Baca: Terungkap, 3 Miliar Akun Yahoo Dicuri pada 2013
Hakim Distrik Lucy Koh menyatakan proposal penyelesaian masalah tersebut tidak adil, setara dan masuk akal secara fundamental karena tidak menyatakan berapa banyak korban yang dapat dipulihkan, seperti dikutip dari Reuters, Rabu, 30 Januari 2019.
Yahoo dinilai lambat melaporkan tiga celah keamanan dari 2013 hingga 2016 yang berdampak pada 3 miliar akun. Hal itu menjadi salah satu kebocoran data terbesar dalam sejarah.
Yahoo menyanggupi membayar US$ 50 juta dan pengawasan gratis selama dua tahun untuk sekitar 200 juta orang di AS dan Israel dengan total akun 1 miliar.
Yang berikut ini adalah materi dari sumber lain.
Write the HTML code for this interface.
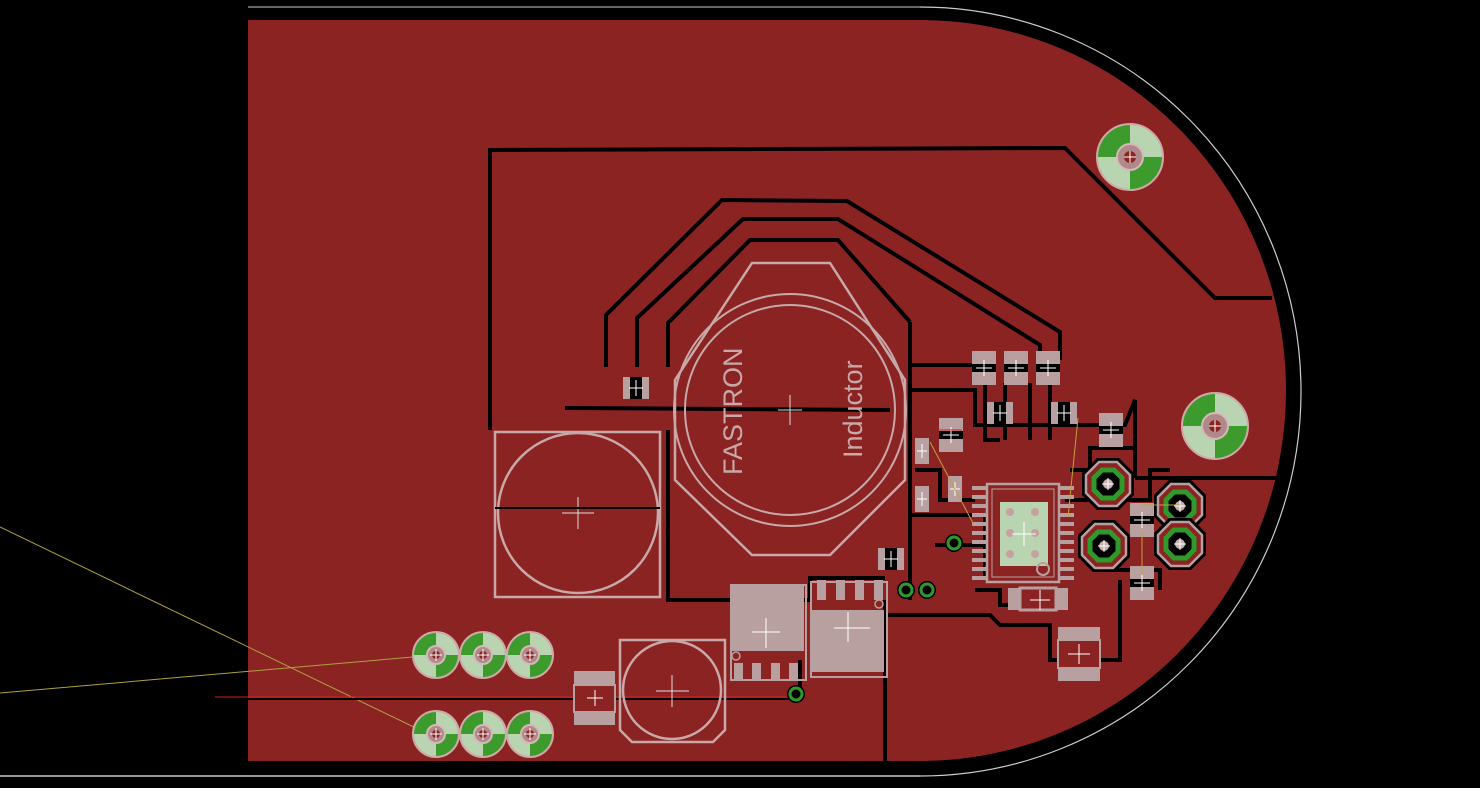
<!DOCTYPE html>
<html><head><meta charset="utf-8"><style>
html,body{margin:0;padding:0;background:#000;}
svg{display:block}
</style></head><body>
<svg width="1480" height="788" viewBox="0 0 1480 788" xmlns="http://www.w3.org/2000/svg">
<defs>
<clipPath id="rh"><rect x="920" y="0" width="560" height="788"/></clipPath>
<g id="hole">
 <circle r="23" fill="#b8d4b0" stroke="#d0a8a8" stroke-width="2"/>
 <path d="M0,0 L0,-22 A22,22 0 0 0 -22,0 Z" fill="#3c9b2c"/>
 <path d="M0,0 L0,22 A22,22 0 0 0 22,0 Z" fill="#3c9b2c"/>
 <circle r="9" fill="#b08a8a" stroke="#d8b8b8" stroke-width="2"/>
 <circle r="4" fill="#8b2323"/>
 <path d="M-6,0H6M0,-6V6" stroke="#fff" stroke-width="1"/>
</g>
<g id="bighole">
 <circle r="33" fill="#b8d4b0" stroke="#d0a8a8" stroke-width="2"/>
 <path d="M0,0 L0,-32 A32,32 0 0 0 -32,0 Z" fill="#3c9b2c"/>
 <path d="M0,0 L0,32 A32,32 0 0 0 32,0 Z" fill="#3c9b2c"/>
 <circle r="13" fill="#b08a8a" stroke="#d8b8b8" stroke-width="2"/>
 <circle r="6" fill="#8b2323"/>
 <path d="M-6,0H6M0,-6V6" stroke="#fff" stroke-width="1"/>
</g>
<g id="via">
 <circle r="9" fill="#000"/>
 <circle r="6" fill="none" stroke="#2f9a2a" stroke-width="3"/>
</g>
<g id="oct">
 <polygon points="-11,-26 11,-26 26,-11 26,11 11,26 -11,26 -26,11 -26,-11" fill="#000"/>
 <polygon points="-9,-22 9,-22 22,-9 22,9 9,22 -9,22 -22,9 -22,-9" fill="#8b2323" stroke="#b8a0a0" stroke-width="2.5"/>
 <polygon points="-6,-14 6,-14 14,-6 14,6 6,14 -6,14 -14,6 -14,-6" fill="#000" stroke="#2f9a2a" stroke-width="5"/>
 <circle r="5" fill="#c8b0b0"/>
 <path d="M-6,0H6M0,-6V6" stroke="#fff" stroke-width="1"/>
</g>
<g id="smd">
 <rect x="-13" y="-11" width="26" height="22" fill="#b8a0a0"/>
 <rect x="-6" y="-11" width="12" height="22" fill="#000"/>
 <path d="M-7,0H7M0,-8V8" stroke="#fff" stroke-width="1"/>
</g>
<g id="smdv">
 <rect x="-12" y="-17" width="24" height="34" fill="#b8a0a0"/>
 <rect x="-12" y="-4" width="24" height="8" fill="#000"/>
 <path d="M-8,0H8M0,-8V8" stroke="#fff" stroke-width="1"/>
</g>
</defs>
<rect width="1480" height="788" fill="#000"/>
<!-- outline -->
<ellipse cx="920" cy="391.5" rx="381" ry="384.5" fill="none" stroke="#ccc" stroke-width="1.2" clip-path="url(#rh)"/>
<line x1="0" y1="776" x2="920" y2="776" stroke="#ccc" stroke-width="1.5"/>
<line x1="248" y1="7" x2="920" y2="7" stroke="#ccc" stroke-width="1"/>
<!-- board copper -->
<rect x="248" y="20" width="680" height="741" fill="#8b2323"/>
<ellipse cx="920" cy="390.5" rx="366" ry="370.5" fill="#8b2323"/>
<line x1="0" y1="527" x2="420" y2="730" stroke="#b0a040" stroke-width="1"/>
<line x1="0" y1="693" x2="436" y2="655" stroke="#b0a040" stroke-width="1"/>
<line x1="215" y1="697" x2="795" y2="697" stroke="#d02020" stroke-width="1"/>
<line x1="248" y1="699" x2="800" y2="699" stroke="#000" stroke-width="2"/>
<!-- black clearance lines -->
<g fill="none" stroke="#000" stroke-width="4">
 <polyline points="490,430 490,150 1065,148 1215,298 1272,298"/>
 <polyline points="1135,478 1276,478"/>
 <polyline points="606,367 606,315 722,200 847,201 1060,332 1060,360"/>
 <polyline points="637,367 637,318 743,219 838,219 1040,345 1040,360"/>
 <polyline points="668,367 668,323 750,240 838,240 910,322"/>
 <polyline points="668,430 668,600 810,600 810,578 885,578"/>
 <polyline points="910,322 910,600"/>
 <polyline points="910,365 975,365"/>
 <polyline points="910,390 975,390 975,425 1125,425 1135,400 1135,478"/>
 <polyline points="885,600 885,772"/>
 <polyline points="885,600 885,615 990,615 1000,625 1050,625 1050,660 1120,660 1120,580"/>
 <polyline points="975,590 1000,590 1000,605 1060,605"/>
 <polyline points="910,515 985,515 985,580"/>
 <polyline points="935,545 985,545"/>
 <polyline points="915,470 940,470 940,500 975,500"/>
 <polyline points="1070,470 1090,470 1090,448 1135,448"/>
 <polyline points="1065,500 1150,500 1150,470 1170,470"/>
 <polyline points="1100,570 1160,570 1160,590"/>
 <polyline points="985,383 985,440 1000,440"/>
 <polyline points="1005,383 1005,440"/>
 <polyline points="1030,383 1030,440"/>
 <polyline points="1050,383 1050,440"/>
 <polyline points="800,660 800,695"/>
 <polyline points="565,408 890,410"/>
</g>
<!-- octagon inductor -->
<polygon points="752,263 830,263 905,380 905,480 830,555 752,555 675,480 675,380" fill="none" stroke="#c8a8a8" stroke-width="2.5"/>
<circle cx="790" cy="410" r="105" fill="none" stroke="#c8a8a8" stroke-width="2"/>
<circle cx="790" cy="410" r="116" fill="none" stroke="#c8a8a8" stroke-width="2"/>
<path d="M778,410H802M790,395V425" stroke="#ddd" stroke-width="1"/>
<text transform="translate(742,475) rotate(-90)" font-family="Liberation Sans,sans-serif" font-size="27" fill="#c8a8a8">FASTRON</text>
<text transform="translate(862,458) rotate(-90)" font-family="Liberation Sans,sans-serif" font-size="27" fill="#c8a8a8">Inductor</text>
<!-- square inductor -->
<rect x="495" y="432" width="165" height="165" fill="none" stroke="#c8a8a8" stroke-width="2.5"/>
<circle cx="578" cy="513" r="80" fill="none" stroke="#c8a8a8" stroke-width="2.5"/>
<path d="M562,513H594M578,497V529" stroke="#ddd" stroke-width="1"/>
<line x1="495" y1="508" x2="660" y2="508" stroke="#000" stroke-width="2"/>
<!-- small round inductor -->
<polygon points="620,640 725,640 725,730 713,742 632,742 620,730" fill="none" stroke="#c8a8a8" stroke-width="2.5"/>
<circle cx="672" cy="690" r="49" fill="none" stroke="#c8a8a8" stroke-width="2.5"/>
<path d="M656,691H689M672,675V707" stroke="#ddd" stroke-width="1"/>
<!-- SMD on left bottom -->
<rect x="574" y="671" width="41" height="54" fill="#b8a0a0"/>
<rect x="574" y="685" width="41" height="27" fill="#8b2323" stroke="#b8a0a0" stroke-width="2"/>
<path d="M587,698H603M595,690V706" stroke="#fff"/>
<use href="#smd" x="636" y="388"/>
<!-- power packages -->
<g fill="#b8a0a0">
 <rect x="731" y="585" width="75" height="95" fill="none" stroke="#b8a0a0" stroke-width="2"/>
 <rect x="732" y="586" width="72" height="65"/>
 <rect x="734" y="663" width="9" height="17"/><rect x="752" y="663" width="9" height="17"/><rect x="771" y="663" width="9" height="17"/><rect x="789" y="663" width="9" height="17"/>
 <rect x="811" y="582" width="76" height="95" fill="none" stroke="#b8a0a0" stroke-width="2"/>
 <rect x="812" y="610" width="72" height="62"/>
 <rect x="817" y="580" width="9" height="20"/><rect x="836" y="580" width="9" height="20"/><rect x="855" y="580" width="9" height="20"/><rect x="874" y="580" width="9" height="20"/>
</g>
<path d="M752,632H780M766,618V648M834,628H870M848,612V642" stroke="#fff" stroke-width="1"/>
<circle cx="736" cy="656" r="4" fill="none" stroke="#b8a0a0" stroke-width="1.5"/>
<circle cx="879" cy="604" r="4" fill="none" stroke="#b8a0a0" stroke-width="1.5"/>
<use href="#via" x="796" y="694"/>
<use href="#via" x="906" y="590"/>
<use href="#via" x="927" y="590"/>
<use href="#via" x="954" y="543"/>
<!-- holes -->
<use href="#hole" x="436" y="655"/><use href="#hole" x="483" y="655"/><use href="#hole" x="530" y="655"/>
<use href="#hole" x="436" y="734"/><use href="#hole" x="483" y="734"/><use href="#hole" x="530" y="734"/>
<use href="#bighole" x="1130" y="157"/>
<use href="#bighole" x="1215" y="426"/>
<!-- IC -->
<rect x="987" y="484" width="72" height="98" fill="none" stroke="#b8a0a0" stroke-width="2.5"/>
<rect x="992" y="489" width="62" height="88" fill="none" stroke="#b8a0a0" stroke-width="1"/>
<rect x="1000" y="502" width="48" height="64" fill="#b8d4b0"/>
<g fill="#c8a0a0"><circle cx="1010" cy="512" r="4"/><circle cx="1035" cy="512" r="4"/><circle cx="1010" cy="533" r="4"/><circle cx="1035" cy="533" r="4"/><circle cx="1010" cy="554" r="4"/><circle cx="1035" cy="554" r="4"/></g>
<path d="M1012,534H1036M1024,522V546" stroke="#fff"/>
<circle cx="1043" cy="569" r="6" fill="none" stroke="#b8a0a0" stroke-width="2"/>
<g fill="#b8a0a0">
 <rect x="972" y="486" width="14" height="4"/><rect x="972" y="495" width="14" height="4"/><rect x="972" y="504" width="14" height="4"/><rect x="972" y="513" width="14" height="4"/><rect x="972" y="522" width="14" height="4"/><rect x="972" y="531" width="14" height="4"/><rect x="972" y="540" width="14" height="4"/><rect x="972" y="549" width="14" height="4"/><rect x="972" y="558" width="14" height="4"/><rect x="972" y="567" width="14" height="4"/><rect x="972" y="576" width="14" height="4"/>
 <rect x="1060" y="486" width="14" height="4"/><rect x="1060" y="495" width="14" height="4"/><rect x="1060" y="504" width="14" height="4"/><rect x="1060" y="513" width="14" height="4"/><rect x="1060" y="522" width="14" height="4"/><rect x="1060" y="531" width="14" height="4"/><rect x="1060" y="540" width="14" height="4"/><rect x="1060" y="549" width="14" height="4"/><rect x="1060" y="558" width="14" height="4"/><rect x="1060" y="567" width="14" height="4"/><rect x="1060" y="576" width="14" height="4"/>
</g>
<!-- small parts -->
<use href="#smdv" x="984" y="368"/><use href="#smdv" x="1016" y="368"/><use href="#smdv" x="1048" y="368"/>
<use href="#smd" x="1000" y="413"/><use href="#smd" x="1064" y="413"/>
<use href="#smdv" x="951" y="435"/>
<use href="#smdv" x="1111" y="430"/>
<rect x="915" y="438" width="14" height="26" fill="#b8a0a0"/><path d="M917,451H927M922,444V458" stroke="#fff"/>
<rect x="915" y="486" width="14" height="26" fill="#b8a0a0"/><path d="M917,499H927M922,492V506" stroke="#fff"/>
<rect x="948" y="476" width="14" height="26" fill="#b8a0a0"/><path d="M950,489H960M955,482V496" stroke="#fff"/>
<use href="#smd" x="891" y="559"/>
<use href="#smdv" x="1142" y="520"/><use href="#smdv" x="1142" y="583"/>
<rect x="1008" y="588" width="60" height="22" fill="#b8a0a0"/><rect x="1020" y="588" width="36" height="22" fill="#8b2323" stroke="#b8a0a0" stroke-width="3"/><path d="M1030,600H1050M1040,590V610" stroke="#fff"/>
<rect x="1058" y="627" width="42" height="54" fill="#b8a0a0"/><rect x="1058" y="640" width="42" height="28" fill="#8b2323" stroke="#b8a0a0" stroke-width="2"/><path d="M1068,654H1090M1079,644V664" stroke="#fff"/>
<use href="#oct" x="1108" y="484"/>
<use href="#oct" x="1104" y="546"/>
<use href="#oct" x="1180" y="506"/>
<use href="#oct" x="1180" y="544"/>
<g stroke="#c0a040" stroke-width="1" fill="none">
 <line x1="930" y1="442" x2="974" y2="525"/>
 <line x1="1078" y1="418" x2="1068" y2="517"/>
 <line x1="1142" y1="505" x2="1180" y2="505"/>
 <line x1="1142" y1="532" x2="1142" y2="573"/>
</g>
<line x1="938" y1="430" x2="962" y2="430" stroke="#d02020" stroke-width="1"/>
</svg>
</body></html>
Tapi, hakim mengatakan proposal tersebut tidak menyatakan jumlah dana untuk pengawasan dan jumlah pengguna yang dicantumkan terlalu besar. Hakim menyatakan secara tertutup Yahoo mengemukakan jumlah pengguna aktif padanya, tidak sebesar yang dikemukakan di atas.
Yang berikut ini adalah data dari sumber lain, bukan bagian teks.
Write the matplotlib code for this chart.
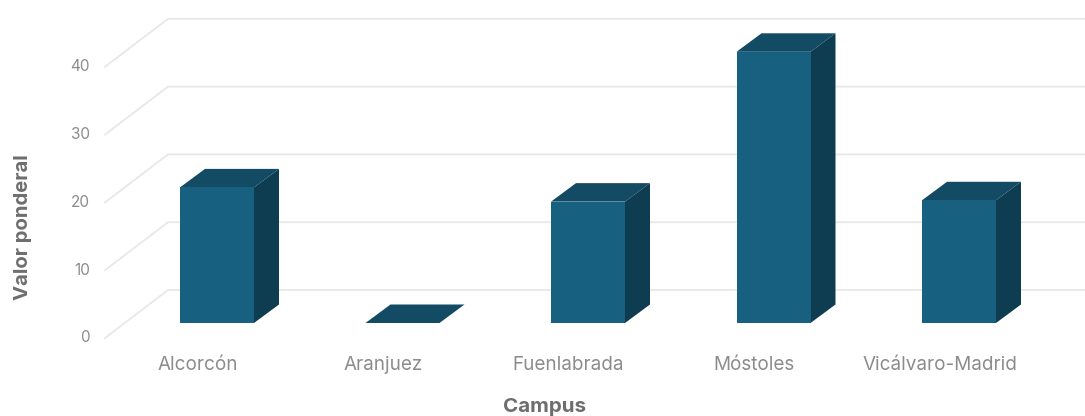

Selain itu, Koh juga menilai biaya maksimum US$ 35 juta untuk pengacara penggugat terlalu tinggi karena teori legal kasus tersebut tidak terlalu asing.
Salah seorang pengacara penggugat tidak berkomentar.
Yahoo saat ini merupakan bagian dari Verizon Communication Inc. Atas kasus ini, Verizon menyatakan, "meskipun permintaan penyelesaian tidak dikabulkan, kami yakin dapat menempuh jalur yang berkelanjutan".
Yahoo baru mengumumkan dampak kebocoran data tersebut setelah setuju bisnis internet itu dibeli Verizon senilai US$ 4,83 miliar pada Juli 2016 lalu. Kasus ini mengakibatkan harga jual Yahoo turun menjadi US$ 4,48 miliar.
Jaksa pada 2017 lalu menuduh dua agen rahasia Rusia dan dua peretas berhubungan dengan salah satu kebocoran Yahoo. Seorang peretas dinyatakan bersalah.